At first, I thought that the BibDesk-MavericksTags application might have been embedding tags in a strange way (as above), but mdls for before and after my get info finder fix shows that absolutely nothing has changed in metadata from before / after tagging (except for the addition of a new tag):

Before:

After:

jkidwell$ diff rabinow_before.txt rabinow_after2.txt
49c49,50
<     ethnography
---
>     ethnography,
>     ethnography2

This leaves me believing that perhaps there is a database in macos that needs to be rebuild in order for these tags to function in devonthink. I’d be very happy for any suggestions here, particularly if I should modify the bibdesk script slightly to store tag metadata in a different field?

Oh and, yes, I’ve left a very long time (a week) after adding tags to make sure macos finishes reading them, and have also unchecked “exclude groups from tagging”

Thanks for the help!

blove · April 18, 2016, 4:55pm

I’m sorry that I cannot provide any help, but I would like to learn more about your workflow. I am attempting to use DTPO and BibDesk and LaTeX to write. I’ve used DTPO for personal paper management, but have not invested in it heavily for professional writing. I’m now to the point of collecting so many research articles, web snippets, book snippets, etc that I need to put them time into figuring out a workflow that depends on DTPO.

Could you share an overview of your workflow?

Thanks much.

nat · May 17, 2016, 8:49pm

I have used BibDesk for almost a decade (my master BibTeX file has over 20,000 entries). I have just started experimenting with DEVONthink in the past few days. One of my priorities was to figure out how to integrate BibDesk with DEVONthink, and I explained how I have done that in a separate thread titled How to index individual BibDesk entries in DEVONthink.

Workflow will be different for each person, and of course should follow whatever may be standard in your field of work. This is my workflow, approximately:

As a general-purpose journal and note card file and GTD-style project management center, I used to use Journler, but since development of that program has been abandoned for as many years as I’ve been using it, I am now experimenting with DEVONthink as a replacement, and it looks very promising. It was fairly easy to export my management system from Journler and import it into DEVONthink, with a few intermediate modifications of all the files using BBEdit.

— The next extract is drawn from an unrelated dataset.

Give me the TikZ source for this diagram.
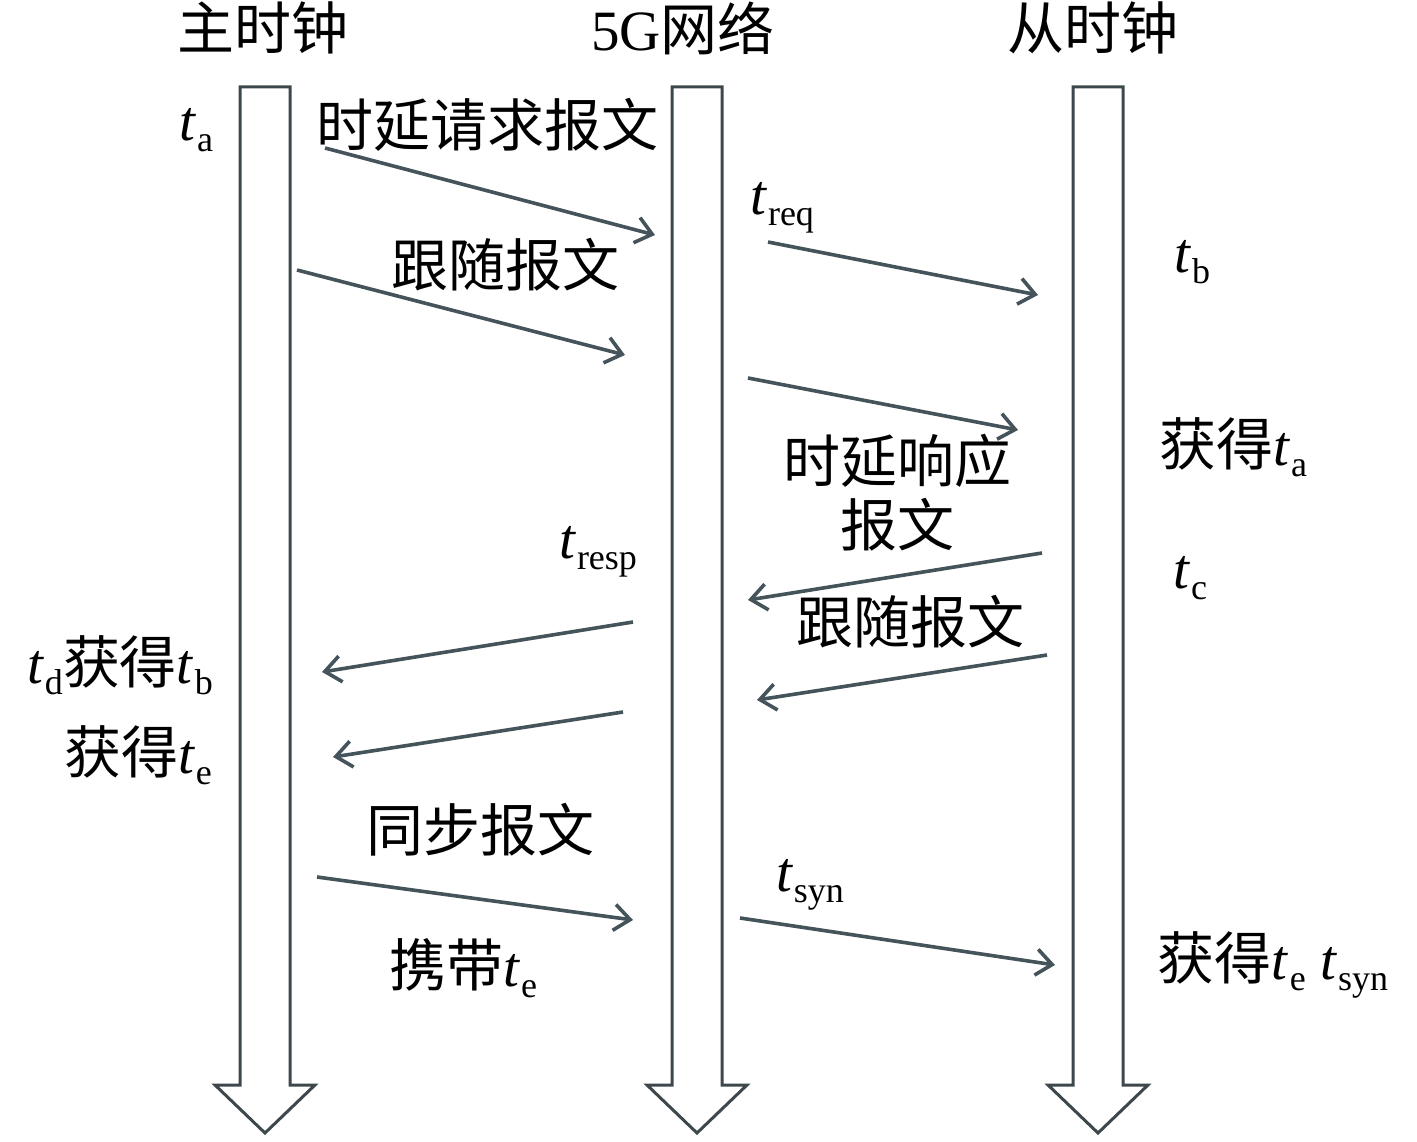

I do my long-form writing (anything longer than a blog post) in Scrivener, using MultiMarkdown-flavored Markdown (or Pandoc-flavored Markdown, which has more features). I use Scrivener’s Compile command to export to single Markdown file. Then I use Pandoc to convert the Markdown file to whatever format is needed for the project: usually LaTeX, or Microsoft Word format for import into Adobe InDesign.

Citations are handled with cite keys from BibDesk. I have one master BibTeX file that contains most of the references I’ve ever cited (and more), with all the citations for particular projects organized into corresponding folders in BibDesk (although for some projects I will also save the references for those projects in separate BibTeX files as well).

Any references that I can acquire from library catalogs are imported into BibDesk through BibDesk’s Search Groups; most other references are scraped from the web using Zotero and automatically shunted to BibDesk via Zot2Bib.

I read and annotate PDF files using Skim. Although of course it is possible to link PDF files to BibDesk entries, I don’t link PDF files to my BibDesk entries because when I started using BibDesk ten years ago this would slow BibDesk’s search speed to an unacceptably slow speed on my computer, so I just file away the PDF files in the Finder and put all the relevant quotes from each reference in the Abstract field of the corresponding entry in BibDesk.